The Freelancer's Financial Playbook: How to Build Sustainable Income as an Independent Professional in 2026
Variable income, self-funded retirement, DIY benefits, and tax complexity -- here is the financial framework every freelancer needs but nobody ever teaches.
The Freedom Trap
There is a version of freelancing that looks like pure liberation: no commute, no boss, no performance reviews, no office politics. Work from anywhere, choose your clients, set your rates, own your time. The reality that most new freelancers discover within their first year is that the freedom is genuine -- and so is the financial complexity that comes with it.

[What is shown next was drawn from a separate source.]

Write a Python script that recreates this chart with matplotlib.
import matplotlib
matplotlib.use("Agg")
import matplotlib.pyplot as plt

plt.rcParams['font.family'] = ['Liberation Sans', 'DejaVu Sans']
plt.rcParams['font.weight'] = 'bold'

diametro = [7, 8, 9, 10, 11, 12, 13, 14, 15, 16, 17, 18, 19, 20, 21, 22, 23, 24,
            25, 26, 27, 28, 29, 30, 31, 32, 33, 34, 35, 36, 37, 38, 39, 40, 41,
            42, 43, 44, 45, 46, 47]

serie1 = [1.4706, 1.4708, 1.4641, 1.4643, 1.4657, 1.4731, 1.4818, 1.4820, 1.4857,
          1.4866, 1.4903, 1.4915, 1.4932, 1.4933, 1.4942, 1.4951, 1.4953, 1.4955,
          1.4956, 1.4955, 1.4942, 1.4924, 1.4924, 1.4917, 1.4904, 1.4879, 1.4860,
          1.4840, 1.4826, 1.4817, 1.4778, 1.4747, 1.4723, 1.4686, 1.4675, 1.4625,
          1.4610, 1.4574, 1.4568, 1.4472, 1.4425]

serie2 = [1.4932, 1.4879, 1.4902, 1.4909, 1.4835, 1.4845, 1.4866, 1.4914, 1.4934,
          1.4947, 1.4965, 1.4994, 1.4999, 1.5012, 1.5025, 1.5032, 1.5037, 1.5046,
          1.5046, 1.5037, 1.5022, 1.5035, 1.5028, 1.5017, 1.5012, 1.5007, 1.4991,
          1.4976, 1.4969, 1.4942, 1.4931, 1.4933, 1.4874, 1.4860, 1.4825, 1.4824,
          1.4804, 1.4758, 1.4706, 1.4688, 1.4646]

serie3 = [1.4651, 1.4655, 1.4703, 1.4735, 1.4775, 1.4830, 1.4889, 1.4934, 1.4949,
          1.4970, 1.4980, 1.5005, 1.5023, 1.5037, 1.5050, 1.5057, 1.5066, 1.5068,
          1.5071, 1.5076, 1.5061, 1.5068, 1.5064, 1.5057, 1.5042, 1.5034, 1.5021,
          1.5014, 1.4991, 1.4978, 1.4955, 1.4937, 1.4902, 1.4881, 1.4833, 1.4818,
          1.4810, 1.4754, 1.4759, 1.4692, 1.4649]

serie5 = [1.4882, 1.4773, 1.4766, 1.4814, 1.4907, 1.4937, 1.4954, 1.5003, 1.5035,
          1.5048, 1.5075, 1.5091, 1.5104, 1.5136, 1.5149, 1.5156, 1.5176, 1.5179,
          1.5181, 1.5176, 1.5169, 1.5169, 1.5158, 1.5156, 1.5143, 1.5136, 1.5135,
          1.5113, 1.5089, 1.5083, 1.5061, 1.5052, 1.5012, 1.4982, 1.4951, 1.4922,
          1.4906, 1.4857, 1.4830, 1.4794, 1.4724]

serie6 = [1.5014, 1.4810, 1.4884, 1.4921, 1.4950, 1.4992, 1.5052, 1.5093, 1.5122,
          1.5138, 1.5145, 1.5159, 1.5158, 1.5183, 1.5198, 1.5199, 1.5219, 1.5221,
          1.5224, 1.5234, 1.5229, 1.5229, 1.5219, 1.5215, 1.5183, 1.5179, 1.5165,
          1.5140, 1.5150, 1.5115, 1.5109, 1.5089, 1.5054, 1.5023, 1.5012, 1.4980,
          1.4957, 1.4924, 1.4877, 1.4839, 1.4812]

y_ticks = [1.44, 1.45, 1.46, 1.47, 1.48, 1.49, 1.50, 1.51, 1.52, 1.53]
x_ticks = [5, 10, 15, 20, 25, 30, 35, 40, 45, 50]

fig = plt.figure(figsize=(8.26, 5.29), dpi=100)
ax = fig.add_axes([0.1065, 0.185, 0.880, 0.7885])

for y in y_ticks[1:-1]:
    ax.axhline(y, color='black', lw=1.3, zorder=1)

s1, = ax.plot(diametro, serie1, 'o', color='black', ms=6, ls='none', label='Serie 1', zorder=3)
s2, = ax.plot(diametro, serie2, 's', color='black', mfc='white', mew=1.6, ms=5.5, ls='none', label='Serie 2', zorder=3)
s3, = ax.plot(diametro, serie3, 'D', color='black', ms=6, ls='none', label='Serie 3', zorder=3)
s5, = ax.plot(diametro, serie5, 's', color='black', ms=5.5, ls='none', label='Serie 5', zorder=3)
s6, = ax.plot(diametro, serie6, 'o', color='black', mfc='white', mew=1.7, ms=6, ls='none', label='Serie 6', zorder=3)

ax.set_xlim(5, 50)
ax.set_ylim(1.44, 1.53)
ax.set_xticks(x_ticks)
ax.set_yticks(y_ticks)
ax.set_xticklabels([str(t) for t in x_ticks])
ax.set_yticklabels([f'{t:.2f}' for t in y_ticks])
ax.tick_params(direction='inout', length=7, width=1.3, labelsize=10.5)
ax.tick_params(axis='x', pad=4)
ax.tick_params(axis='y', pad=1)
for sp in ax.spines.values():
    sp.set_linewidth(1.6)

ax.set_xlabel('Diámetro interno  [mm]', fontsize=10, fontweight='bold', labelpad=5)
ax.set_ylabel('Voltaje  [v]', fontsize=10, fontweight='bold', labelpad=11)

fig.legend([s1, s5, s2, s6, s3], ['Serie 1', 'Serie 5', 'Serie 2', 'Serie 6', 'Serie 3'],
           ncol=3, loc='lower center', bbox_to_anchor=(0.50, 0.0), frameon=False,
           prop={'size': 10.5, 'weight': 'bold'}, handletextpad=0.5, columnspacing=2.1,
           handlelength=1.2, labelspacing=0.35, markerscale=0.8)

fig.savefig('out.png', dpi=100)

Freelancers do not just earn money differently from salaried employees; they exist in a fundamentally different financial universe. Variable income replaces the predictable paycheck. Self-employment tax replaces payroll withholding. No employer matches your retirement contributions or pays half your healthcare premiums. Every financial decision that a salaried employee can safely ignore -- quarterly estimated taxes, retirement account selection, insurance procurement, business expense tracking -- becomes an active responsibility that falls entirely on you.

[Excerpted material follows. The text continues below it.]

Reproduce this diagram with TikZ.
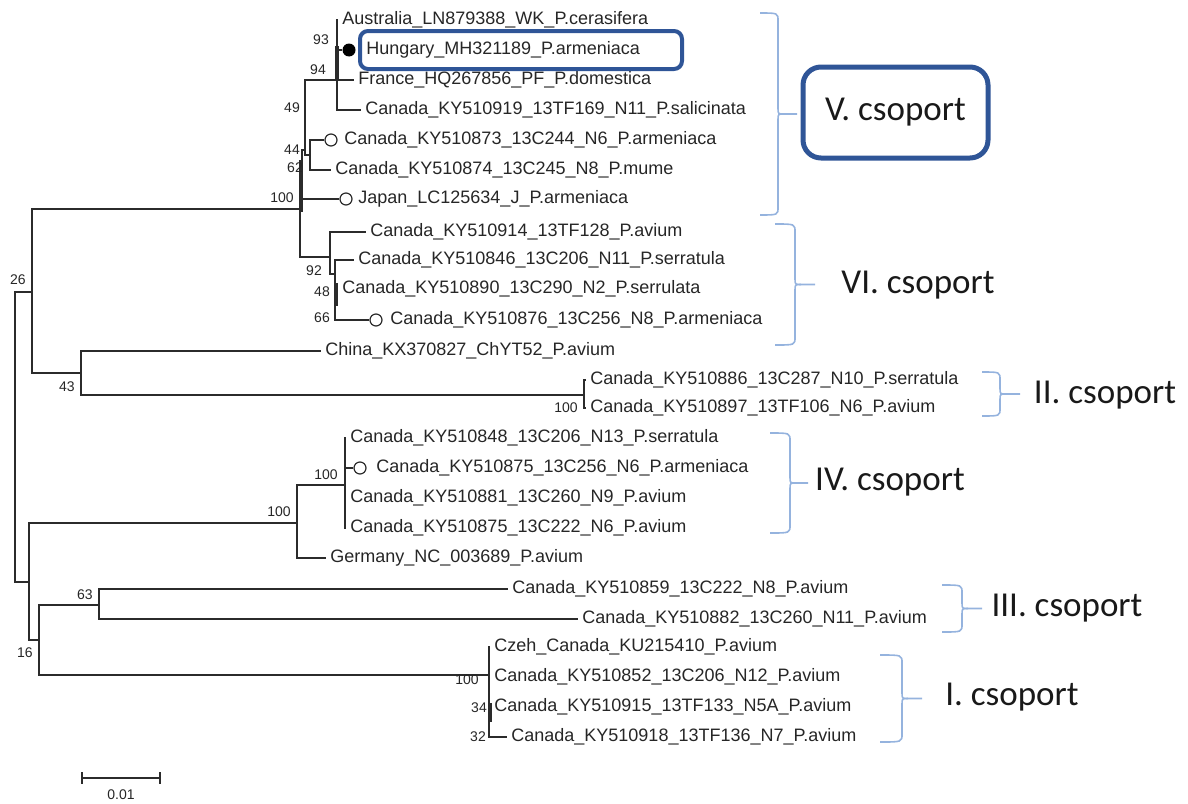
\documentclass[tikz,border=0pt]{standalone}
\usepackage{fontspec}
\setmainfont{Liberation Sans}
\newfontfamily\grpfont{Carlito}
\definecolor{treecol}{HTML}{2B2B2B}
\definecolor{boxblue}{HTML}{2F5597}
\definecolor{bracecol}{HTML}{95B3DE}
\newcommand\grpbrace[5]{%
  \draw[gbrace] ({#1},{#4}) .. controls ({#2},{#4}) .. ({#2},{#4+8}) -- ({#2},{(#4+#5)/2-6}) .. controls ({#2},{(#4+#5)/2}) .. ({#2+6},{(#4+#5)/2}) -- ({#3},{(#4+#5)/2});
  \draw[gbrace] ({#2+6},{(#4+#5)/2}) .. controls ({#2},{(#4+#5)/2}) .. ({#2},{(#4+#5)/2+6}) -- ({#2},{#5-8}) .. controls ({#2},{#5}) .. ({#1},{#5});
}
\begin{document}
\begin{tikzpicture}[x=0.5pt,y=-0.5pt,
  br/.style={draw=treecol, line width=0.75pt},
  thickbr/.style={draw=treecol, line width=1.8pt},
  leaf/.style={anchor=west, inner xsep=2pt, inner ysep=0pt, font=\fontsize{9}{10}\selectfont, text=black!85},
  bs/.style={font=\fontsize{7}{8}\selectfont, inner sep=0pt, text=black!85},
  opencirc/.style={circle, draw=treecol, line width=0.6pt, minimum size=6pt, inner sep=0pt},
  dotc/.style={circle, fill=black, minimum size=6.5pt, inner sep=0pt},
  gbrace/.style={draw=bracecol, line width=0.8pt},
  glabel/.style={font=\grpfont\fontsize{17.5}{20}\selectfont, text=black!90, inner sep=0pt}
]
\useasboundingbox (0,0) rectangle (1188,803);

% internal nodes
\coordinate (r) at (15,437);
\coordinate (n26) at (32,292);
\coordinate (n100a) at (300,209);
\coordinate (n62) at (302,175);
\coordinate (n49) at (305,150);
\coordinate (nA) at (337,80);
\coordinate (n44) at (310,155);
\coordinate (n92) at (330,257);
\coordinate (n48) at (335,274);
\coordinate (n43) at (81,373);
\coordinate (nII) at (584,395);
\coordinate (nX) at (29,582);
\coordinate (nG) at (297,523);
\coordinate (nIV) at (345,485);
\coordinate (n16) at (39,640);
\coordinate (n63) at (99,605);
\coordinate (nI) at (489,675);

% leaves
\node[leaf] (l1) at (338,20) {Australia\_LN879388\_WK\_P.cerasifera};
\node[dotc] (d2) at (349,50) {};
\node[leaf] (l2) at (362,50) {Hungary\_MH321189\_P.armeniaca};
\node[leaf] (l3) at (354,80) {France\_HQ267856\_PF\_P.domestica};
\node[leaf] (l4) at (361,110) {Canada\_KY510919\_13TF169\_N11\_P.salicinata};
\node[opencirc] (c5) at (331,140) {};
\node[leaf] (l5) at (340,140) {Canada\_KY510873\_13C244\_N6\_P.armeniaca};
\node[leaf] (l6) at (331,170) {Canada\_KY510874\_13C245\_N8\_P.mume};
\node[opencirc] (c7) at (346,199) {};
\node[leaf] (l7) at (354,199) {Japan\_LC125634\_J\_P.armeniaca};
\node[leaf] (l8) at (366,232) {Canada\_KY510914\_13TF128\_P.avium};
\node[leaf] (l9) at (354,260) {Canada\_KY510846\_13C206\_N11\_P.serratula};
\node[leaf] (l10) at (338,289) {Canada\_KY510890\_13C290\_N2\_P.serrulata};
\node[opencirc] (c11) at (376,320) {};
\node[leaf] (l11) at (386,320) {Canada\_KY510876\_13C256\_N8\_P.armeniaca};
\node[leaf] (l12) at (321,351) {China\_KX370827\_ChYT52\_P.avium};
\node[leaf] (l13) at (586,380) {Canada\_KY510886\_13C287\_N10\_P.serratula};
\node[leaf] (l14) at (586,408) {Canada\_KY510897\_13TF106\_N6\_P.avium};
\node[leaf] (l15) at (346,438) {Canada\_KY510848\_13C206\_N13\_P.serratula};
\node[opencirc] (c16) at (360,468) {};
\node[leaf] (l16) at (372,468) {Canada\_KY510875\_13C256\_N6\_P.armeniaca};
\node[leaf] (l17) at (346,498) {Canada\_KY510881\_13C260\_N9\_P.avium};
\node[leaf] (l18) at (346,528) {Canada\_KY510875\_13C222\_N6\_P.avium};
\node[leaf] (l19) at (326,558) {Germany\_NC\_003689\_P.avium};
\node[leaf] (l20) at (508,589) {Canada\_KY510859\_13C222\_N8\_P.avium};
\node[leaf] (l21) at (578,619) {Canada\_KY510882\_13C260\_N11\_P.avium};
\node[leaf] (l22) at (490,647) {Czeh\_Canada\_KU215410\_P.avium};
\node[leaf] (l23) at (490,677) {Canada\_KY510852\_13C206\_N12\_P.avium};
\node[leaf] (l24) at (490,707) {Canada\_KY510915\_13TF133\_N5A\_P.avium};
\node[leaf] (l25) at (507,737) {Canada\_KY510918\_13TF136\_N7\_P.avium};

% branches
\draw[br] (r) |- (n26);  \draw[br] (r) |- (nX);
\draw[br] (n26) |- (n100a); \draw[br] (n26) |- (n43);
\draw[br] (n100a) |- (n62); \draw[br] (n100a) |- (n92);
\draw[br] (n62) |- (n49); \draw[br] (n62) |- (c7.west);
\draw[br] (n49) |- (nA); \draw[br] (n49) |- (n44);
\draw[br] (nA) |- (l1.west); \draw[br] (nA) |- (d2.west);
\draw[br] (nA) |- (l3.west); \draw[br] (nA) |- (l4.west);
\draw[br] (n44) |- (c5.west); \draw[br] (n44) |- (l6.west);
\draw[br] (n92) |- (l8.west); \draw[br] (n92) |- (n48);
\draw[br] (n48) |- (l9.west); \draw[br] (n48) |- (l10.west); \draw[br] (n48) |- (c11.west);
\draw[br] (n43) |- (l12.west); \draw[br] (n43) |- (nII);
\draw[br] (nII) |- (l13.west); \draw[br] (nII) |- (l14.west);
\draw[br] (nX) |- (nG); \draw[br] (nX) |- (n16);
\draw[br] (nG) |- (nIV); \draw[br] (nG) |- (l19.west);
\draw[br] (nIV) |- (l15.west); \draw[br] (nIV) |- (c16.west);
\draw[br] (nIV) |- (l17.west); \draw[br] (nIV) |- (l18.west);
\draw[br] (n16) |- (n63); \draw[br] (n16) |- (nI);
\draw[br] (n63) |- (l20.west); \draw[br] (n63) |- (l21.west);
\draw[br] (nI) |- (l22.west); \draw[br] (nI) |- (l23.west);
\draw[br] (nI) |- (l24.west); \draw[br] (nI) |- (l25.west);

% short overlapping branches (bold)
\draw[thickbr] (337,46) -- (337,80);
\draw[thickbr] (301,160) -- (301,212);
\draw[thickbr] (336,283) -- (336,306);
\draw[thickbr] (490,703) -- (490,722);

% bootstrap values
\node[bs] (b93) at (321,40) {93};
\node[bs] (b94) at (318,70) {94};
\node[bs] (b49) at (292,108) {49};
\node[bs] (b44) at (292,150) {44};
\node[bs] (b62) at (295,168) {62};
\node[bs] (b100a) at (282,198) {100};
\node[bs] (b92) at (314,271) {92};
\node[bs] (b48) at (322,292) {48};
\node[bs] (b66) at (322,318) {66};
\node[bs] (b26) at (18,280) {26};
\node[bs] (b43) at (67,387) {43};
\node[bs] (b100b) at (566,408) {100};
\node[bs] (b100c) at (326,475) {100};
\node[bs] (b100d) at (279,512) {100};
\node[bs] (b63) at (85,595) {63};
\node[bs] (b16) at (25,653) {16};
\node[bs] (b100e) at (467,680) {100};
\node[bs] (b34) at (479,708) {34};
\node[bs] (b32) at (478,737) {32};

% scale bar
\coordinate (s1) at (82,778);
\coordinate (s2) at (160,778);
\draw[br] (s1) -- (s2);
\draw[br] ([yshift=3pt]s1) -- ([yshift=-3pt]s1);
\draw[br] ([yshift=3pt]s2) -- ([yshift=-3pt]s2);
\node[bs] (sl) at (121,795) {0.01};

% highlight boxes
\node[draw=boxblue, line width=2pt, rounded corners=4pt, minimum width=161pt, minimum height=19pt, inner sep=0pt] (hbox) at (521,50) {};
\node[draw=boxblue, line width=2.5pt, rounded corners=9pt, minimum width=92.5pt, minimum height=45.5pt, glabel] (g5) at (895.5,112.5) {V. csoport};

% braces
\grpbrace{760}{778}{797}{13}{215}
\grpbrace{775}{795}{815}{224}{345}
\grpbrace{982}{1000}{1020}{372}{416}
\grpbrace{770}{790}{808}{433}{533}
\grpbrace{942}{962}{982}{585}{632}
\grpbrace{880}{902}{922}{655}{742}

% group labels
\node[glabel] (g6) at (918,285) {VI. csoport};
\node[glabel] (g2) at (1105,395) {II. csoport};
\node[glabel] (g4) at (890,482) {IV. csoport};
\node[glabel] (g3) at (1067,608) {III. csoport};
\node[glabel] (g1) at (1012,697) {I. csoport};
\end{tikzpicture}
\end{document}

The good news is that this complexity is manageable, and mastering it is one of the highest-leverage skills a freelancer can develop. The freelancers who build genuinely sustainable independent careers are not necessarily the ones who charge the most or work the most hours; they are the ones who understand their numbers and build financial systems that work even when projects slow down, clients disappear, or life gets in the way.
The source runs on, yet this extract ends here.